Ci sono ricadute sugli equilibri interni del Movimento in Campidoglio
Anche i parlamentari romani osservano con ansia l’evolversi dei malumori, pronti a utilizzare le difficoltà della Raggi come argomento per rafforzare le loro istanze sul tavolo nazionale
Roma. Alla fine, pare si sia concessa perfino un sorriso. E’ successo martedì, più o meno a ora di pranzo. Quando, cioè, il tanto preteso atto formale dalla “sua” maggioranza è arrivato: un post su Facebook, sul gruppo del M5s di Roma, in cui il gruppo dei grillini dell’aula Giulio Cesare smentiva i retroscena di giornata e si dichiarava unito e coeso a sostegno della giunta. Lì, Virginia Raggi ha capito che il rischio della sua capitolazione, proprio nel giorno in cui si celebrava l’anno secondo dell’era grillina in Campidoglio, era scongiurato, e pertanto il vertice previsto nel tardo pomeriggio sarebbe diventato una formalità, o poco più.

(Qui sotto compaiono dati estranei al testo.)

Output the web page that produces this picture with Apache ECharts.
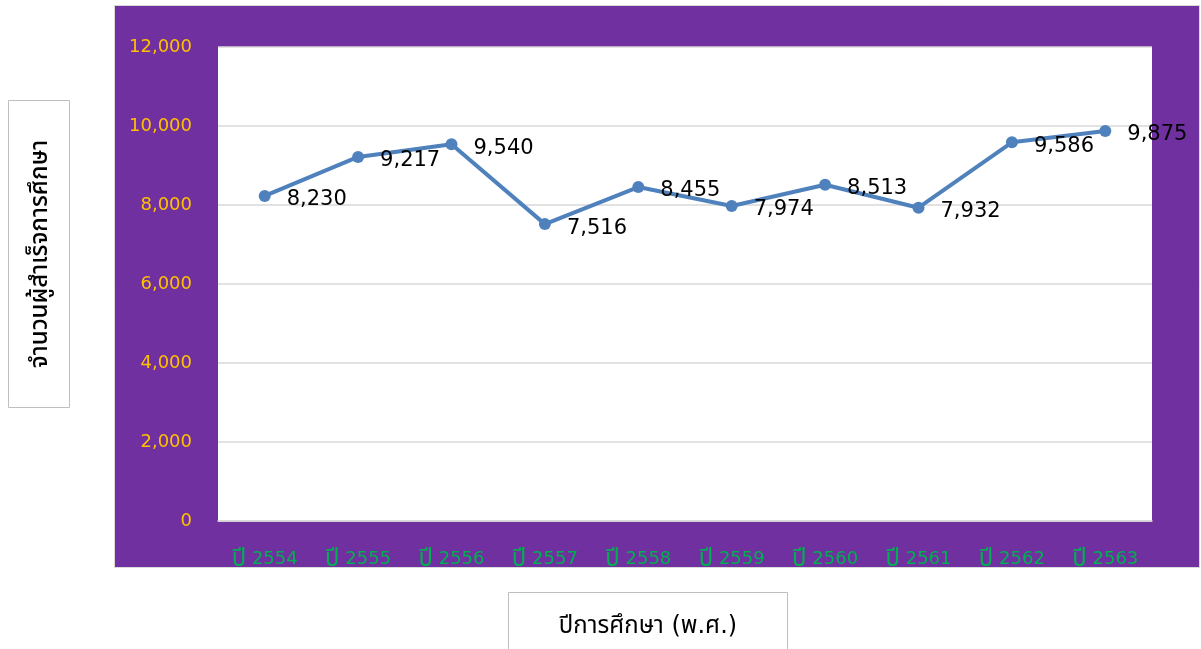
<!DOCTYPE html>
<html><head><meta charset="utf-8">
<script src="https://cdn.jsdelivr.net/npm/echarts@6/dist/echarts.min.js"></script>
<style>html,body{margin:0;padding:0;background:#fff}#c{width:1201px;height:649px}</style>
</head><body><div id="c"></div>
<script>
const categories = ['ปี 2554','ปี 2555','ปี 2556','ปี 2557','ปี 2558','ปี 2559','ปี 2560','ปี 2561','ปี 2562','ปี 2563'];
const graduates = [8230, 9217, 9540, 7516, 8455, 7974, 8513, 7932, 9586, 9875];
const yTitle = 'จำนวนผู้สำเร็จการศึกษา';
const xTitle = 'ปีการศึกษา (พ.ศ.)';
const FONT = 'Tahoma, "DejaVu Sans", "Noto Sans", "Noto Sans Thai", sans-serif';

const chart = echarts.init(document.getElementById('c'));
chart.setOption({
  animation: false,
  backgroundColor: '#fff',
  textStyle: { fontFamily: FONT },
  graphic: [
    { type: 'rect', z: -10, shape: { x: 114.5, y: 5.5, width: 1085, height: 562 },
      style: { fill: '#7030A0', stroke: '#D9D9D9', lineWidth: 1 } },
    { type: 'rect', z: -10, shape: { x: 8.5, y: 100.5, width: 61, height: 307 },
      style: { fill: '#fff', stroke: '#BFBFBF', lineWidth: 1 } },
    { type: 'text', z: 10, x: 41, y: 254, rotation: Math.PI / 2,
      style: { text: yTitle, fill: '#000', font: '500 24px ' + FONT, align: 'center', verticalAlign: 'middle' } },
    { type: 'rect', z: -10, shape: { x: 508.5, y: 592.5, width: 279, height: 70 },
      style: { fill: '#fff', stroke: '#BFBFBF', lineWidth: 1 } },
    { type: 'text', z: 10, x: 648, y: 627,
      style: { text: xTitle, fill: '#000', font: '24px ' + FONT, align: 'center', verticalAlign: 'middle' } }
  ],
  grid: { left: 218, right: 49, top: 47, bottom: 128, show: true, backgroundColor: '#fff', borderWidth: 0 },
  xAxis: {
    type: 'category', data: categories, boundaryGap: true,
    axisLine: { lineStyle: { color: '#D9D9D9', width: 1.5 } },
    axisTick: { show: false },
    axisLabel: { interval: 0, hideOverlap: false, color: '#00B050', fontSize: 18, margin: 27, fontFamily: FONT,
      formatter: v => { const i = v.indexOf(' '); return '{t|' + v.slice(0, i) + '}{n|' + v.slice(i) + '}'; },
      rich: { t: { fontSize: 24, color: '#00B050', fontFamily: FONT, verticalAlign: 'bottom' },
              n: { fontSize: 18, color: '#00B050', fontFamily: FONT, verticalAlign: 'bottom', padding: [0, 0, 4, 0] } } }
  },
  yAxis: {
    type: 'value', min: 0, max: 12000, interval: 2000,
    axisLine: { show: false }, axisTick: { show: false },
    splitLine: { lineStyle: { color: '#D9D9D9', width: 1.5 } },
    axisLabel: { color: '#FFC000', fontSize: 18, margin: 26, fontFamily: FONT, padding: [7, 0, 0, 0],
      formatter: v => v.toLocaleString('en-US') }
  },
  series: [{
    type: 'line', data: graduates,
    symbol: 'circle', symbolSize: 12,
    lineStyle: { color: '#4F81BD', width: 4 },
    itemStyle: { color: '#4F81BD' },
    label: { show: true, position: 'right', distance: 16, offset: [0, 4],
      color: '#000', fontSize: 21, fontFamily: FONT,
      formatter: p => p.value.toLocaleString('en-US') }
  }]
});
</script></body></html>
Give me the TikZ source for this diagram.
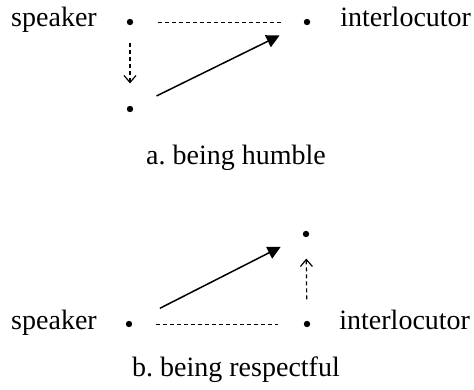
\documentclass[tikz,border=0pt]{standalone}
\usepackage{fontspec}
\setmainfont{Liberation Serif}
\usetikzlibrary{arrows.meta}
\frenchspacing

\tikzset{
  pt/.style = {circle, fill, inner sep=0pt, minimum size=3.2pt},
  lbl/.style = {inner sep=0pt, anchor=base, font=\fontsize{14}{16}\selectfont},
  link/.style = {dash pattern=on 2pt off 1.5pt, line width=0.45pt},
  stepdir/.style = {dash pattern=on 2pt off 1.5pt, line width=0.6pt,
    -{Straight Barb[length=3.5pt,width=6pt]}},
  move/.style = {line width=0.75pt, -{Triangle[length=6.5pt,width=6.5pt]}}
}

\begin{document}
\begin{tikzpicture}[x=0.5pt, y=-0.5pt]
  \useasboundingbox (0,0) rectangle (474,389);

  % a. humble: the speaker steps down
  \node[lbl] (spka) at (54,27) {speaker};
  \node[pt] (sa) at (130,22) {};
  \node[pt] (ia) at (307,22) {};
  \node[lbl, anchor=base west] (inta) at (340,27) {interlocutor};
  \node[pt] (la) at (130,109) {};
  \draw[link, shorten <=12pt, shorten >=11pt] (sa) -- (ia);
  \draw[stepdir, shorten <=8.5pt, shorten >=11pt] (sa) -- (la);
  \draw[move, shorten <=13pt, shorten >=13.5pt] (la) -- (ia);
  \node[lbl] (capa) at (236,165) {a. being humble};

  % b. respectful: the interlocutor is raised
  \node[lbl] (spkb) at (54,329) {speaker};
  \node[pt] (sb) at (129,324) {};
  \node[pt] (ib) at (307,324) {};
  \node[lbl, anchor=base west] (intb) at (339,329) {interlocutor};
  \node[pt] (hb) at (306,234) {};
  \draw[link, shorten <=11.5pt, shorten >=12.5pt] (sb) -- (ib);
  \draw[stepdir, shorten <=10.5pt, shorten >=10.5pt] (ib) -- (hb);
  \draw[move, shorten <=15.5pt, shorten >=12.4pt] (sb) -- (hb);
  \node[lbl] (capb) at (236,376) {b. being respectful};
\end{tikzpicture}
\end{document}
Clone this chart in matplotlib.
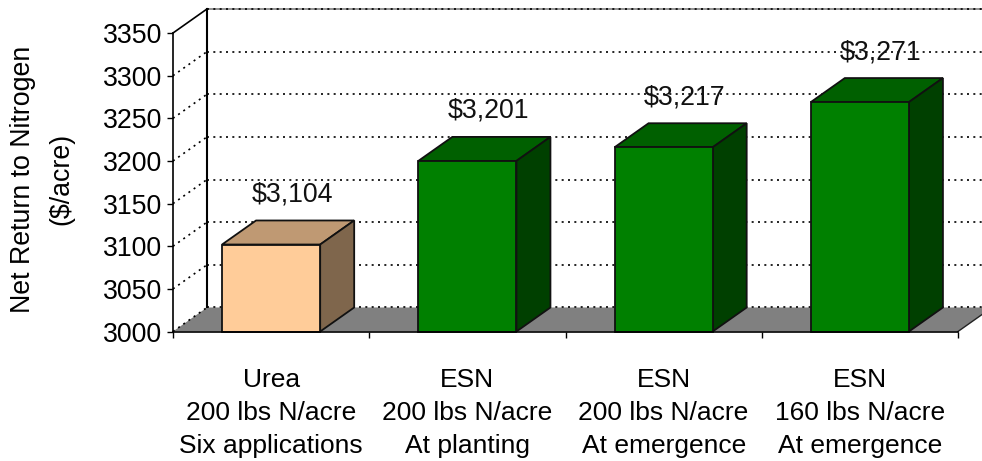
import matplotlib
matplotlib.use("Agg")
import matplotlib.pyplot as plt
from matplotlib.patches import Polygon

plt.rcParams["font.family"] = ["Liberation Sans", "DejaVu Sans"]

# DATA
categories = [
    "Urea\n200 lbs N/acre\nSix applications",
    "ESN\n200 lbs N/acre\nAt planting",
    "ESN\n200 lbs N/acre\nAt emergence",
    "ESN\n160 lbs N/acre\nAt emergence",
]
values = [3102, 3200, 3216, 3269]
value_labels = ["$3,104", "$3,201", "$3,217", "$3,271"]
y_ticks = [3000, 3050, 3100, 3150, 3200, 3250, 3300, 3350]
front_colors = ["#FFCC99", "#008000", "#008000", "#008000"]
top_colors = ["#BF9973", "#006000", "#006000", "#006000"]
side_colors = ["#7F664C", "#004000", "#004000", "#004000"]

W, H = 982, 461
Y_MIN, Y_MAX = 3000, 3350
# 3d depth in data units
DX = 34 / 196.25
DY = 24 / 42.6 * 50
BAR_W = 0.5
DOTS = (0, (1.2, 2.6))
FS = 19.3

fig = plt.figure(figsize=(9.82, 4.61), dpi=100)
ax = fig.add_axes([173 / W, 1 - 331.5 / H, 785 / W, 298.5 / H])
ax.set_xlim(0, 4)
ax.set_ylim(Y_MIN, Y_MAX)
for s in ["top", "right"]:
    ax.spines[s].set_visible(False)
for s in ["left", "bottom"]:
    ax.spines[s].set_linewidth(1.2)
    ax.spines[s].set_zorder(6)

# floor
ax.add_patch(Polygon([(0, Y_MIN), (4, Y_MIN), (4 + DX, Y_MIN + DY), (DX, Y_MIN + DY)],
                     facecolor="#808080", edgecolor="none", clip_on=False, zorder=1))

# gridlines on back and side wall
for v in y_ticks:
    ls = "-" if v == Y_MAX else DOTS
    ax.plot([DX, 4 + DX], [v + DY, v + DY], color="black", lw=1.2, ls=DOTS,
            clip_on=False, zorder=2)
    if v == Y_MAX:
        ax.plot([DX, 4 + DX], [v + DY, v + DY], color="#808080", lw=1.2,
                clip_on=False, zorder=1.5)
    ax.plot([0, DX], [v, v + DY], color="black", lw=1.2, ls=ls, clip_on=False, zorder=2)

# back wall edge
ax.plot([DX, DX], [Y_MIN + DY, Y_MAX + DY], color="black", lw=1.5, clip_on=False, zorder=2)
ax.plot([4, 4 + DX], [Y_MIN, Y_MIN + DY], color="#222222", lw=1, clip_on=False, zorder=2)

# bars
for i, v in enumerate(values):
    x0 = i + 0.5 - BAR_W / 2
    x1 = x0 + BAR_W
    ax.add_patch(Polygon([(x0, v), (x1, v), (x1 + DX, v + DY), (x0 + DX, v + DY)],
                         facecolor=top_colors[i], edgecolor="#111111", lw=1.3,
                         clip_on=False, zorder=3))
    ax.add_patch(Polygon([(x1, Y_MIN), (x1 + DX, Y_MIN + DY), (x1 + DX, v + DY), (x1, v)],
                         facecolor=side_colors[i], edgecolor="#111111", lw=1.3,
                         clip_on=False, zorder=3))
    ax.add_patch(Polygon([(x0, Y_MIN), (x1, Y_MIN), (x1, v), (x0, v)],
                         facecolor=front_colors[i], edgecolor="#111111", lw=1.3,
                         clip_on=False, zorder=4))
    ax.annotate(value_labels[i], (i + 0.5, v), xytext=(15, 36), textcoords="offset points",
                ha="center", va="center", fontsize=FS, color="#111111",
                annotation_clip=False, zorder=7)

# axes ticks and labels
ax.set_yticks(y_ticks)
ax.tick_params(axis="y", labelsize=FS, length=4.5, width=1, pad=3)
ax.set_xticks(range(5))
ax.set_xticklabels([])
ax.tick_params(axis="x", which="major", length=4.5, width=1)
ax.set_xticks([i + 0.5 for i in range(4)], minor=True)
ax.set_xticklabels(categories, minor=True, fontsize=19, linespacing=1.49)
ax.tick_params(axis="x", which="minor", length=0, pad=26)

fig.text(23 / W, 1 - 179 / H, "Net Return to Nitrogen", rotation=90,
         ha="center", va="center", fontsize=FS)
fig.text(61 / W, 1 - 179 / H, "($/acre)", rotation=90,
         ha="center", va="center", fontsize=FS)

fig.savefig("out.png", dpi=100)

Quel che invece s’è sforzata d’ignorare, la sindaca, è stata la fatica con cui si era giunti alla stesura di quelle poche stringate righe. Tra le altre cose, a essere contestato è stato – ed è, ancora – il ruolo di Pietro Calabrese, il più vicino dei grillini romani a Paolo Ferrara, e quello che per ciò pare adesso rivendicare il diritto a una sorta di successione naturale al ruolo di capogruppo. E’ lui che si è intestato la battaglia per puntellare la pericolante maggioranza, e intorno a lui si è coagulata la truppa dei fedelissimi, con in testa Daniele Diaco.
Ci sono poi gli scettici, quelli che del resto – seppure da posizioni diverse – invocano da tempo un maggiore peso del consiglio e un rispetto effettivo del programma: gente come Gemma Guerini, la più tentata da un addio in queste ore, o come Sara Seccia, figura sempre più carismatica a Palazzo senatorio. Anche i parlamentari romani, ovviamente, osservano con ansia l’evolversi dei malumori, pronti – quasi tutti, specie quelli di maggior peso – a utilizzare le difficoltà della Raggi come argomento per rafforzare le loro istanze sul tavolo nazionale: Paola Taverna, Carla Ruocco o Stefano Vignaroli, per non parlare di Roberta Lombardi, spingono per la creazione di un comitato di coordinamento collegiale, che fermi la deriva verticistica di un Movimento sempre più impelagato nelle beghe del Palazzo, sempre meno in grado di ascoltare i territori.